Aim of the exercise
Give back the entire listing verbatim.

───── Data provided

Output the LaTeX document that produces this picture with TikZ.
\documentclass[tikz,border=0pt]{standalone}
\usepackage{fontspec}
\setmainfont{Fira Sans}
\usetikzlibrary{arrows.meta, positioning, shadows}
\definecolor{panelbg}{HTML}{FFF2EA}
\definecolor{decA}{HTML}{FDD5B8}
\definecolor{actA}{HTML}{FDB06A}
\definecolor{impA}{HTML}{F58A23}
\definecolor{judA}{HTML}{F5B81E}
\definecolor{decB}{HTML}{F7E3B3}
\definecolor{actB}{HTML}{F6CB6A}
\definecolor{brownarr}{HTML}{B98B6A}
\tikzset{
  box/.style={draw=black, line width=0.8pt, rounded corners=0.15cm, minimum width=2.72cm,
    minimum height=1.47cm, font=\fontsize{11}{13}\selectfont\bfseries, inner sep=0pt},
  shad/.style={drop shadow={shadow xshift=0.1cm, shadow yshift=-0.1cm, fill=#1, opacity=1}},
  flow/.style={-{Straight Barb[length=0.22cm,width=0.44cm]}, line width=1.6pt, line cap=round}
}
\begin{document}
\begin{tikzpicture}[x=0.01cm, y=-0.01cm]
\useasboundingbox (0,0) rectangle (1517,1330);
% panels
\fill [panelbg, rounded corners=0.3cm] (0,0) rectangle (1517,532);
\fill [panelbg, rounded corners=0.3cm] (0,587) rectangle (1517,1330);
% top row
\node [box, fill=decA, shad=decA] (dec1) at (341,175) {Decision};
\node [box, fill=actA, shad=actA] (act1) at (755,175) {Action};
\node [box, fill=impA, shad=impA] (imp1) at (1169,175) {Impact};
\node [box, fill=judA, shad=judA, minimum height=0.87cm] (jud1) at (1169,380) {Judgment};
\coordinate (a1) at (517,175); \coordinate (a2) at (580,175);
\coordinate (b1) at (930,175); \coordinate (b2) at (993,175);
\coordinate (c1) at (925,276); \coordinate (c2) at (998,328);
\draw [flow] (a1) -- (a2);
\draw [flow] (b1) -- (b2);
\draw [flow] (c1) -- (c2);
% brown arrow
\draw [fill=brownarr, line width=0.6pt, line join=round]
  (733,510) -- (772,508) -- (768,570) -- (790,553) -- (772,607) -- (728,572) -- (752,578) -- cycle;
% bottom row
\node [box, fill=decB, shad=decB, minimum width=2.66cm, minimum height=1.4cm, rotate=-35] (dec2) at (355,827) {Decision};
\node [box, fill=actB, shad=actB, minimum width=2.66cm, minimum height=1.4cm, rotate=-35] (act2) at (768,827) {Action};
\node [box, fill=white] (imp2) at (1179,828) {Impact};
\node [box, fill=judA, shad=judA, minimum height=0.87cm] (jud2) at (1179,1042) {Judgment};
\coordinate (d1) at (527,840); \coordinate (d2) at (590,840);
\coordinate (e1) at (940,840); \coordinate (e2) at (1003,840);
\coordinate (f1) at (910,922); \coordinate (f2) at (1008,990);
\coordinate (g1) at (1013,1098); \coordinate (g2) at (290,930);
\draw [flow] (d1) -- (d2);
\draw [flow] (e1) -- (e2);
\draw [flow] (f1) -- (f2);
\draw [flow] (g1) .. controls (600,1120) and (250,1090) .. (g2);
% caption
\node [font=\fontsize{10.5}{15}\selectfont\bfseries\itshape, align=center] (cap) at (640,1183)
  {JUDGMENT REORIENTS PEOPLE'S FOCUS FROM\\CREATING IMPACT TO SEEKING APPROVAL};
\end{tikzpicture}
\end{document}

──────────

Solution
Output the LaTeX document that produces this picture with TikZ.
\documentclass[tikz,border=0pt]{standalone}
\usepackage{fontspec}
\setmainfont{Fira Sans}
\usetikzlibrary{arrows.meta, positioning, shadows}
\definecolor{panelbg}{HTML}{FFF2EA}
\definecolor{decA}{HTML}{FDD5B8}
\definecolor{actA}{HTML}{FDB06A}
\definecolor{impA}{HTML}{F58A23}
\definecolor{judA}{HTML}{F5B81E}
\definecolor{decB}{HTML}{F7E3B3}
\definecolor{actB}{HTML}{F6CB6A}
\definecolor{brownarr}{HTML}{B98B6A}
\tikzset{
  box/.style={draw=black, line width=0.8pt, rounded corners=0.15cm, minimum width=2.72cm,
    minimum height=1.47cm, font=\fontsize{11}{13}\selectfont\bfseries, inner sep=0pt},
  shad/.style={drop shadow={shadow xshift=0.1cm, shadow yshift=-0.1cm, fill=#1, opacity=1}},
  flow/.style={-{Straight Barb[length=0.22cm,width=0.44cm]}, line width=1.6pt, line cap=round}
}
\begin{document}
\begin{tikzpicture}[x=0.01cm, y=-0.01cm]
\useasboundingbox (0,0) rectangle (1517,1330);
% panels
\fill [panelbg, rounded corners=0.3cm] (0,0) rectangle (1517,532);
\fill [panelbg, rounded corners=0.3cm] (0,587) rectangle (1517,1330);
% top row
\node [box, fill=decA, shad=decA] (dec1) at (341,175) {Decision};
\node [box, fill=actA, shad=actA] (act1) at (755,175) {Action};
\node [box, fill=impA, shad=impA] (imp1) at (1169,175) {Impact};
\node [box, fill=judA, shad=judA, minimum height=0.87cm] (jud1) at (1169,380) {Judgment};
\coordinate (a1) at (517,175); \coordinate (a2) at (580,175);
\coordinate (b1) at (930,175); \coordinate (b2) at (993,175);
\coordinate (c1) at (925,276); \coordinate (c2) at (998,328);
\draw [flow] (a1) -- (a2);
\draw [flow] (b1) -- (b2);
\draw [flow] (c1) -- (c2);
% brown arrow
\draw [fill=brownarr, line width=0.6pt, line join=round]
  (733,510) -- (772,508) -- (768,570) -- (790,553) -- (772,607) -- (728,572) -- (752,578) -- cycle;
% bottom row
\node [box, fill=decB, shad=decB, minimum width=2.66cm, minimum height=1.4cm, rotate=-35] (dec2) at (355,827) {Decision};
\node [box, fill=actB, shad=actB, minimum width=2.66cm, minimum height=1.4cm, rotate=-35] (act2) at (768,827) {Action};
\node [box, fill=white] (imp2) at (1179,828) {Impact};
\node [box, fill=judA, shad=judA, minimum height=0.87cm] (jud2) at (1179,1042) {Judgment};
\coordinate (d1) at (527,840); \coordinate (d2) at (590,840);
\coordinate (e1) at (940,840); \coordinate (e2) at (1003,840);
\coordinate (f1) at (910,922); \coordinate (f2) at (1008,990);
\coordinate (g1) at (1013,1098); \coordinate (g2) at (290,930);
\draw [flow] (d1) -- (d2);
\draw [flow] (e1) -- (e2);
\draw [flow] (f1) -- (f2);
\draw [flow] (g1) .. controls (600,1120) and (250,1090) .. (g2);
% caption
\node [font=\fontsize{10.5}{15}\selectfont\bfseries\itshape, align=center] (cap) at (640,1183)
  {JUDGMENT REORIENTS PEOPLE'S FOCUS FROM\\CREATING IMPACT TO SEEKING APPROVAL};
\end{tikzpicture}
\end{document}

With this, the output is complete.